Of course, the last thing leaders who talked about getting America moving again had in mind was anybody stuck riding a gas pump or slinging hamburgers in Taos, New Mexico or some other dried-out husk of a place (the only advantage they could claim was that it was safer than harvesting rice in the Mekong Delta). Oh sure, the American people thought they had a stake in the great postwar global adventure — much of our popular culture told us nothing else — but they weren’t going anywhere, not unless it was in a uniform. They weren’t supposed to.
“You can never go too fast,” the driver of the Chevrolet says at one point; giving cheap voice to a principle as ultimately hollow as the adrenaline-rush allure of speed itself.

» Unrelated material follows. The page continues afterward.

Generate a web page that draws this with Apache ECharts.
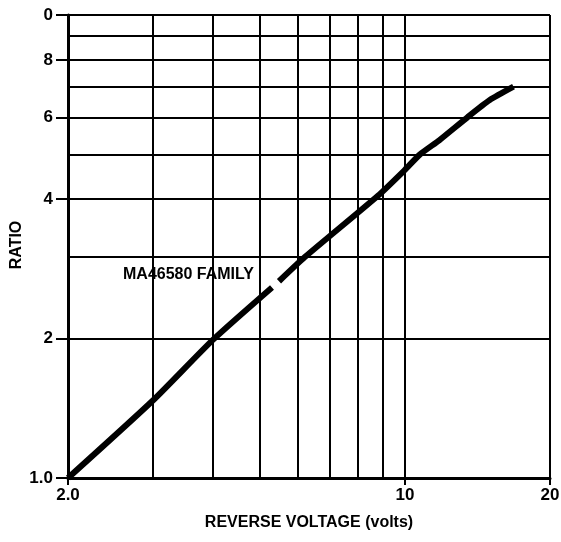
<!DOCTYPE html>
<html>
<head>
<meta charset="utf-8">
<script src="https://cdn.jsdelivr.net/npm/echarts@6/dist/echarts.min.js"></script>
<style>
  html, body { margin: 0; padding: 0; background: #fff; }
  #chart { width: 561px; height: 542px; }
</style>
</head>
<body>
<div id="chart"></div>
<script>
// reverse voltage (volts) vs ratio
// the null pair is the small break in the curve next to the label
const voltage = [2.0, 3.0, 4.0, 5.3, null, 5.48, 6.2, 8.79, 10.0, 10.75, 11.8, 13.5, 15.0, 16.8]
const ratio   = [1.0, 1.47, 1.99, 2.58, null, 2.66, 3.0, 4.07, 4.63, 5.0, 5.37, 6.02, 6.55, 7.0]

// grid lines and labelled ticks
const xGrid = [2, 3, 4, 5, 6, 7, 8, 9, 10, 20]
const yGrid = [1, 2, 3, 4, 5, 6, 7, 8, 9, 10]
const xLabels = [2, 10, 20]
const yLabels = [1, 2, 4, 6, 8, 10]

const FONT = 'Liberation Sans, Arial, sans-serif'

const chart = echarts.init(document.getElementById('chart'))

const lineData = voltage.map((v, i) => (v == null ? [null, null] : [v, ratio[i]]))

const fmt = v => Math.round(v * 100) / 100

chart.setOption({
  backgroundColor: '#fff',
  animation: false,
  grid: { left: 68, right: 11, top: 15, bottom: 64, containLabel: false, outerBoundsMode: 'none' },
  xAxis: [
    {
      type: 'log', logBase: 10, min: 2, max: 20,
      name: 'REVERSE VOLTAGE (volts)',
      nameLocation: 'middle', nameGap: 37,
      nameTextStyle: { color: '#000', fontFamily: FONT, fontWeight: 'bold', fontSize: 16 },
      axisLine: { lineStyle: { color: '#000', width: 3 } },
      axisTick: { show: false, customValues: xGrid },
      axisLabel: {
        customValues: xLabels, margin: 9,
        color: '#000', fontFamily: FONT, fontWeight: 'bold', fontSize: 17,
        formatter: v => (fmt(v) === 2 ? '2.0' : String(fmt(v))),
      },
      splitLine: { show: true, lineStyle: { color: '#000', width: 2 } },
    },
    {
      type: 'log', logBase: 10, min: 2, max: 20, position: 'bottom',
      axisLine: { show: false },
      axisTick: { show: true, customValues: xLabels, length: 7, lineStyle: { color: '#000', width: 2 } },
      axisLabel: { show: false },
      splitLine: { show: false },
    },
  ],
  yAxis: [
    {
      type: 'log', logBase: 10, min: 1, max: 10,
      axisLine: { lineStyle: { color: '#000', width: 3 } },
      axisTick: { show: false, customValues: yGrid },
      axisLabel: {
        customValues: yLabels, margin: 15,
        color: '#000', fontFamily: FONT, fontWeight: 'bold', fontSize: 17,
        formatter: v => {
          const n = fmt(v)
          if (n === 1) return '1.0'
          if (n === 10) return '0'
          return String(n)
        },
      },
      splitLine: { show: true, lineStyle: { color: '#000', width: 2 } },
    },
    {
      type: 'log', logBase: 10, min: 1, max: 10, position: 'left',
      axisLine: { show: false },
      axisTick: { show: true, customValues: yLabels, length: 12, lineStyle: { color: '#000', width: 2 } },
      axisLabel: { show: false },
      splitLine: { show: false },
    },
  ],
  graphic: [
    {
      type: 'text', x: 17, y: 245, rotation: Math.PI / 2,
      style: {
        text: 'RATIO', fill: '#000', font: 'bold 16px ' + FONT,
        align: 'center', verticalAlign: 'middle',
      },
    },
    {
      type: 'text', left: 123, top: 267,
      style: { text: 'MA46580 FAMILY', fill: '#000', font: 'bold 16px ' + FONT },
    },
  ],
  series: [
    {
      type: 'line',
      data: lineData,
      xAxisIndex: 0, yAxisIndex: 0,
      symbol: 'none',
      smooth: 0.2,
      connectNulls: false,
      lineStyle: { color: '#000', width: 6 },
      z: 5,
    },
  ],
})
</script>
</body>
</html>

Informed by a sense of sheer, unutterable melancholy and disillusionment, Two-Lane Blacktop — a film that, not so ironically, is everything the editors of Esquire claimed it to be and more — is, in the end, an unhappy record of that hollowness in all of its corroding purity; a visible inventory, from its first frame to its last, of everything that was left behind when America got moving again.